People, mostly pundits, are beginning to opine about the coming mid-term elections in 2018. The opinions seem to aim at President Trump’s influence, for better or worse, and on Republicans’ success or lack of success in those elections.
All 435 seats in the House of Representatives will be up for grabs as will 33 Senate seats. Democrats will be rolling out their big guns soon and the most likely approach/line of attack will be to attempt to vilify President Trump thus denying Republicans votes on the ballots across the country with people voting, by default, for Democrats.
That presupposes that the Dems can find decent candidates to run against incumbent Republicans and that Trump’s hoped for lack of solid results will serve to tip the balance. The two parties have about a year and one-half left to see what they can do to each other’s fortunes. You and I will be observers in this battle until we cast our votes.
If President Trump has coattails that Republicans can proudly hang onto, they might be more victorious. If those coattails are something Republicans have to run away from, there could be seismic shifting in power. This is nothing new except for the fact that a ‘President Trump’ doesn’t come along all that often. He is a bit of a lightning rod and that can auger either to the benefit or to the detriment of Republicans.
If there are relatively weak Democratic candidates, those candidates will likely work the Trump angle for all it is worth. If Trump is not the ‘tool’ the Dems hope for, Republicans will be standing shoulder-to-shoulder with him looking for the help he’ll be able to bring to them. Midterm elections are almost always looked at in this way, but with President Trump in office, the Dems hope they can parlay that into a House and Senate majority which would effectively end the Republicans’ dominance by limiting that party’s power through budget restraints and outright vicious politics. Not to mention the balance on the U.S. Supreme Court.
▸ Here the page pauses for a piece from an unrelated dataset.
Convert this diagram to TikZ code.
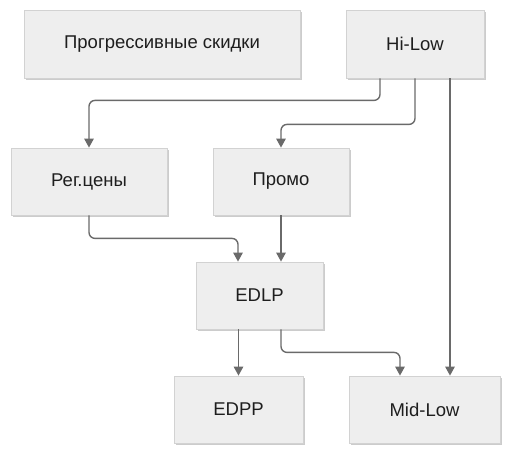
\documentclass[tikz,border=0pt]{standalone}
\usepackage{fontspec}
\setmainfont{Liberation Sans}
\usetikzlibrary{arrows.meta,shadows,calc}
\definecolor{boxfill}{HTML}{EEEEEE}
\definecolor{boxborder}{HTML}{D2D2D2}
\definecolor{lineclr}{HTML}{6A6A6A}
\definecolor{txt}{HTML}{1E1E1E}
\begin{document}
\begin{tikzpicture}[x=1pt,y=-1pt,
  box/.style={draw=boxborder,fill=boxfill,line width=0.8pt,inner sep=0pt,
    font=\fontsize{18.5}{22}\selectfont,text=txt,
    drop shadow={shadow xshift=1.5pt,shadow yshift=-2pt,opacity=0.2,fill=black}},
  conn/.style={draw=lineclr,line width=1.4pt,rounded corners=6pt,
    -{Triangle[length=9pt,width=9.5pt]}}]
\useasboundingbox (0,0) rectangle (512,456);
\node[box,minimum width=276pt,minimum height=68pt] (pg) at (162,44) {Прогрессивные скидки};
\node[box,minimum width=138pt,minimum height=68pt] (hl) at (415,44) {Hi-Low};
\node[box,minimum width=156pt,minimum height=67pt] (rc) at (89,181.5) {Рег.цены};
\node[box,minimum width=136pt,minimum height=67pt] (pr) at (281,181.5) {Промо};
\node[box,minimum width=127pt,minimum height=67pt] (ed) at (259.5,295.5) {EDLP};
\node[box,minimum width=129pt,minimum height=67pt] (ep) at (238.5,409.5) {EDPP};
\node[box,minimum width=151pt,minimum height=67pt] (ml) at (424.5,409.5) {Mid-Low};
\draw[conn] ([xshift=-35pt]hl.south) -- ++(0,22) -| (rc.north);
\draw[conn] (hl.south) -- ++(0,46) -| (pr.north);
\draw[conn] ([xshift=35pt]hl.south) -- ([xshift=25.5pt]ml.north);
\draw[conn] (rc.south) -- ++(0,23) -| ([xshift=-21.5pt]ed.north);
\draw[conn] (pr.south) -- ([xshift=21.5pt]ed.north);
\draw[conn] (ep.north |- ed.south) -- (ep.north);
\draw[conn] ([xshift=21.5pt]ed.south) -- ++(0,23) -| ([xshift=-24.5pt]ml.north);
\end{tikzpicture}
\end{document}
If President Trump is riding a crest of popularity at that time, the opposite could occur with Republicans adding to their votes in both the House and the Senate. If we were hoping for this Trump brouhaha to quiet down a bit, we will be disappointed. If anything, it will be worse than we might’ve expected, UNLESS…
Unless President Trump’s initiatives continue to have appeal to the general citizenry based on the simple fact they are working to our collective benefit. If that continues to be the case, the Dems risk losing even more ground if they’re seen as simply being petty losers and in opposition to what the majority want for this country. We are in for a rough ride up to November 2018. The petty back-and-forth between the two parties will continue. The press will play a significant role in all this, as well, and it is tilted toward the Dems, unfortunately.
If President Trump has established himself as a solid President, the media risks losing even more of its power if it continues to ride the tired old Democratic donkey. We people are not quite so simple-minded as the media too often assumes.
This does not all rest on President Trump’s shoulders. The Dems will need to come up with good candidates, and stay out of their own way. If they continue to fight against Trump’s policies and if those policies prove wise and are working, then this all comes down to who the candidates are and what they stand for politically. With a good economy, they will be hard-pressed to come up with a saleable rationale to sway voters.
If North Korea is still in the ‘acting up’ to get noticed business, that will add up in favor of Republicans assuming they can be fully supportive of President Trump’s actions in that situation. China and Russia may well have roles to play in that election, too.
We will likely have a bumpy ride up to the midterm elections, but what else is new? Much will ride on the kinds of decisions made by the President, on the state of world affairs, and on the candidates the Dems can line up for those midterm elections. So far, President Trump seems not to be threatened by the world’s leaders, especially not the likely transgressor leaders. He is not going to easily be placed in a particular role or slot by foreign leaders, either. I doubt that he will be the most predictable person we’ve had in the Oval office, although I don’t mean to say he’ll go off half-cocked. He is quite intelligent.
He has a grasp of world affairs from his business dealings. He is comfortable in his own skin and therefore doesn’t have to try to conform to the desires of others. He is nobody’s fool. He is not a Casper Milquetoast to be pushed around by others. His exposure on the world’s stage so far has been very positive and productive.
He is definitely not another Barack Obama nor anything at all like Hillary Clinton. We conservatives can be very thankful for both of those things.